Solid Void shows the carving of ice during a thermodynamic process. In a room at 20˚C hangs in mid-air a glass-cube container filled with water. The process starts when an octahedron of ice is placed in the glass container, fitting exactly and airtight. The scale of this system makes it possible to observe two separate phenomena.

During the melting process, heat is exchanged between the ice, the water and the environment. This “carves” the shape of the ice from an octahedron into a beautiful diamond. The molecules melt at 0 ˚ C and stream to the surface. When the molecules heat they become more heavy and sink to the bottom where the temperature is 4 ˚C. It is this circulation of water that “carves” the ice in the shape of a diamond.

Simultaneously rather than staying unchanged, as you would expect as a result of the Archimedes’ Principle, the water level actually drops during the process in the sealed cube container. The ice, which is lighter and more voluminous than water, is kept underwater in the middle of the cube with a simple wire construction. As the ice melts air molecules free themselves from the space in between the ice bonds, form bubbles, and rise to the surface. Air is set free.

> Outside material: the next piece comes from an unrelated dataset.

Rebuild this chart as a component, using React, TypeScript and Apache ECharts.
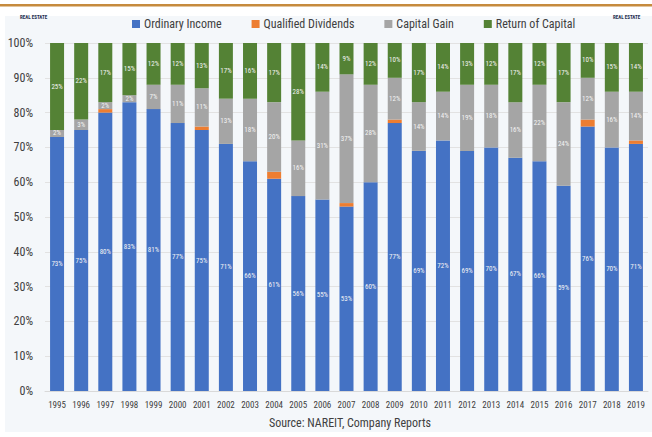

De Boer graduated cum laude from the Royal Academy of Arts in The Hague at the interfaculty of ArtScience in 2008. Previously she got her Masters in Public Policy and Sustainability with a thesis on river basin management from the University of Twente in 2003. After her studies she co-founded Location Z at Villa Ockenburgh in the dunes of The Hague where she worked and lived three years. There she initiates the cultural program Zzondag, a platform for cross-fertilisation between artists, scientist and musicians. Along lectures, performances, exhibition and simple diners public and participants discuss themes beyond the accepted boundaries of their fields, she was co-curator for 3 years. Last year she conducted a research on contemporary animism in Mexico, including field experience with Huichol Indians and two artist residencies co-funded by Stroom Den Haag. This resulted in the work “The Life of the Dead Blue Hummingbird” that is exhibited at three locations in Mexico. A booklet on this research is coming soon. Recently De Boer started a PhD research on the “Resilient Energy Landscape” at the department of Spatial Planning and the Environment from the University of Groningen. She continues conjoining art and science.